Sartre, Kierkegaard and Nietzsche are the philosophers I most often turn to, and argue with; also Ortega y Gasset, Berdyaev (a recent discovery) and Unamuno, for their strenuous consolations. Spy was nourished by Heidegger; I read Being and Time at least twice through while writing it. (I do not consider myself an existentialist, or if I am one, I am of a very peculiar kind, but I have always been fascinated by them; I often disagree with their answers, but they insist on asking the right, even if unanswerable, questions.) My favorite literary critics are shamelessly contradictory: George Steiner, Roland Barthes, and Terry Eagleton, and they duke out my own ambiguities between them.

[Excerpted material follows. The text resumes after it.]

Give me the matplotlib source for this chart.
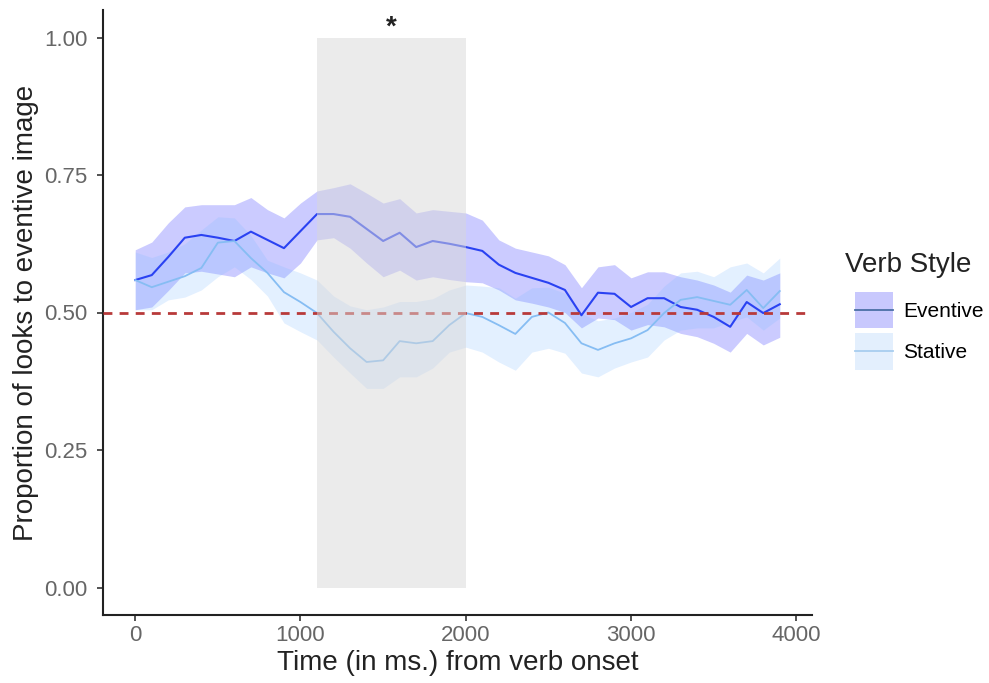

I must include the painters Edvard Munch and the Expressionists (Emil Nolde, Conrad Felizmueller, Egon Schiele, Oskar Kokoschka and Max Beckmann among them), and the Americans Albert Pinkham Ryder and, for very different reasons, Joseph Cornell. Pablo Picasso is an eternal inspiration. The photographers Eugene Atget, Robert Frank and Garry Winogrand, among others, and the entire array of modern visual artists inspire me more than do most of the writers; contemporary writers, at least in the United States, seem to have abandoned art for publishing, though there are still a few interesting writers, such as Imre Kertesz and Laszlo Krasznahorkai, in Europe. The composers Bruckner, Mahler, Shostakovich and Britten have special niches in the “shrine.”
There are many others of course, but these have long been the governing deities in my small, private pantheon.